My code is: !python3 src/main.py -cfg './src/configs/CIFAR10/ACGAN-Mod.yaml' -data '../../Dataset/' -save './outputs/cifar10_outputs/ACGAN-Mod/' --seed 82624 --num_workers 2 -t -hdf5 -l -metrics none --pre_resizer lanczos --post_resizer friendly -sr -sf -sf_num 10000 --GAN_train --GAN_test --print_freq 5 --save_freq 10

File "src/main.py", line 193, in
hdf5_path=hdf5_path)
File "/drive/StudioGAN/src/loader.py", line 391, in load_worker
real_cond_loss, dis_acml_loss = worker.train_discriminator(current_step=step)
File "/drive/StudioGAN/src/worker.py", line 308, in train_discriminator
real_cond_loss = self.cond_loss(**real_dict)
File "/usr/local/lib/python3.7/dist-packages/torch/nn/modules/module.py", line 1130, in _call_impl
return forward_call(*input, **kwargs)
TypeError: forward() got an unexpected keyword argument 'h'

The reason is that ResNet returns a dict with many arguments.

Hi
A new problem arises when I load a new Stylegan-Ada model instead of your trained model to continue training.

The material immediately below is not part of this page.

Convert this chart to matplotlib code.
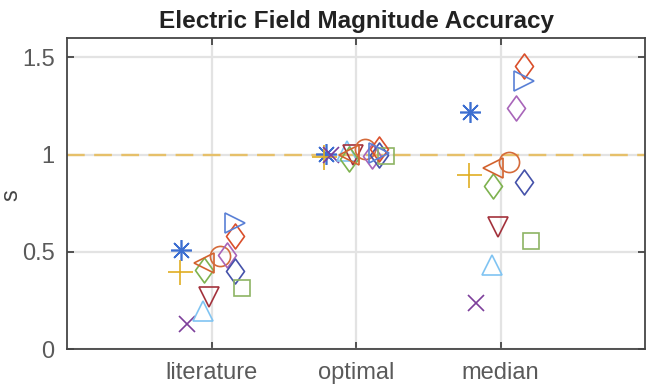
import matplotlib.pyplot as plt
import numpy as np
from matplotlib.path import Path

plt.rcParams["font.family"] = ["Liberation Sans", "DejaVu Sans"]

# groups on the x axis
groups = ["literature", "optimal", "median"]

# one entry per marker series: values at literature, optimal, median
star_blue = [0.51, 1.005, 1.217]
plus_yellow = [0.395, 0.99, 0.894]
x_purple = [0.13, 1.0, 0.236]
tri_up_lblue = [0.195, 1.02, 0.43]
tri_down_red = [0.27, 1.0, 0.627]
dia_green = [0.405, 0.975, 0.84]
tri_left_orange = [0.445, 1.0, 0.93]
circ_orange = [0.48, 1.03, 0.96]
dia_purple = [0.485, 0.995, 1.24]
dia_blue = [0.40, 1.0, 0.857]
sq_green = [0.315, 0.995, 0.555]
dia_orange = [0.58, 1.03, 1.455]
tri_right_blue = [0.65, 1.01, 1.377]

# horizontal offset of each series from its group tick
offsets = [-0.21, -0.22, -0.17, -0.06, -0.02, -0.05, -0.05,
           0.06, 0.11, 0.16, 0.21, 0.16, 0.16]

diamond = Path([(0, 1), (0.72, 0), (0, -1), (-0.72, 0), (0, 1)],
               [Path.MOVETO, Path.LINETO, Path.LINETO, Path.LINETO, Path.CLOSEPOLY])

series = [
    (star_blue, (8, 2, 0), "#3d6fd1", 15),
    (plus_yellow, "+", "#e0ae22", 18),
    (x_purple, "x", "#7d3f9b", 11),
    (tri_up_lblue, "^", "#80c4f2", 15),
    (tri_down_red, "v", "#a3323c", 15),
    (dia_green, diamond, "#7eb24f", 18),
    (tri_left_orange, "<", "#d2622e", 15),
    (circ_orange, "o", "#d56b3b", 14.5),
    (dia_purple, diamond, "#a865b9", 18),
    (dia_blue, diamond, "#4552aa", 18),
    (sq_green, "s", "#8db463", 12),
    (dia_orange, diamond, "#da4f2b", 18),
    (tri_right_blue, ">", "#5a80d6", 15),
]

fig = plt.figure(figsize=(6.47, 3.9), dpi=100)
ax = fig.add_axes([0.1036, 0.1051, 0.8933, 0.7975])

xpos = np.arange(1, len(groups) + 1)
ax.axhline(1, color="#e6c06a", lw=1.7, linestyle=(0, (7.5, 4)), zorder=2)

for (vals, marker, color, size), off in zip(series, offsets):
    ax.plot(xpos + off, vals, linestyle="none", marker=marker, markersize=size,
            markerfacecolor="none", markeredgecolor=color, markeredgewidth=1.2,
            zorder=3)

ax.set_xlim(0, 4)
ax.set_ylim(0, 1.6)
ax.set_xticks(xpos)
ax.set_xticklabels(groups)
ax.set_yticks([0, 0.5, 1, 1.5])
ax.set_yticklabels(["0", "0.5", "1", "1.5"])
ax.grid(True, color="#e3e3e3", lw=1.6)
ax.set_axisbelow(True)
ax.tick_params(direction="in", length=5, width=1.3, color="#454545",
               labelcolor="#5a5a5a", labelsize=17, top=True, right=True, pad=9)
for sp in ax.spines.values():
    sp.set_color("#454545")
    sp.set_linewidth(1.3)

ax.set_title("Electric Field Magnitude Accuracy", fontsize=17.5,
             fontweight="bold", color="#222222", pad=7)
fig.text(0.0, 0.5, "s", rotation=90, fontsize=17, color="#444444",
         ha="left", va="center")

fig.savefig("out.png", dpi=100)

File "src/main.py", line 193, in
hdf5_path=hdf5_path)
File "/drive/StudioGAN/src/loader.py", line 394, in load_worker
gen_acml_loss = worker.train_generator(current_step=step)
File "/drive/StudioGAN/src/worker.py", line 627, in train_generator
gen_acml_loss.backward()
File "/usr/local/lib/python3.7/dist-packages/torch/_tensor.py", line 363, in backward
torch.autograd.backward(self, gradient, retain_graph, create_graph, inputs=inputs)
File "/usr/local/lib/python3.7/dist-packages/torch/autograd/init.py", line 175, in backward
allow_unreachable=True, accumulate_grad=True) # Calls into the C++ engine to run the backward pass
File "/usr/local/lib/python3.7/dist-packages/torch/autograd/function.py", line 253, in apply
return user_fn(self, *args)
File "/drive/StudioGAN/src/utils/style_ops/grid_sample_gradfix.py", line 52, in backward
grad_input, grad_grid = _GridSample2dBackward.apply(grad_output, input, grid)
File " /drive /StudioGAN/src/utils/style_ops/grid_sample_gradfix.py", line 63, in forward
grad_input, grad_grid = op[0](grad_output, input, grid, 0, 0, False, output_mask)

So I changed grid_sample_gradfix.py back and now it can continue training.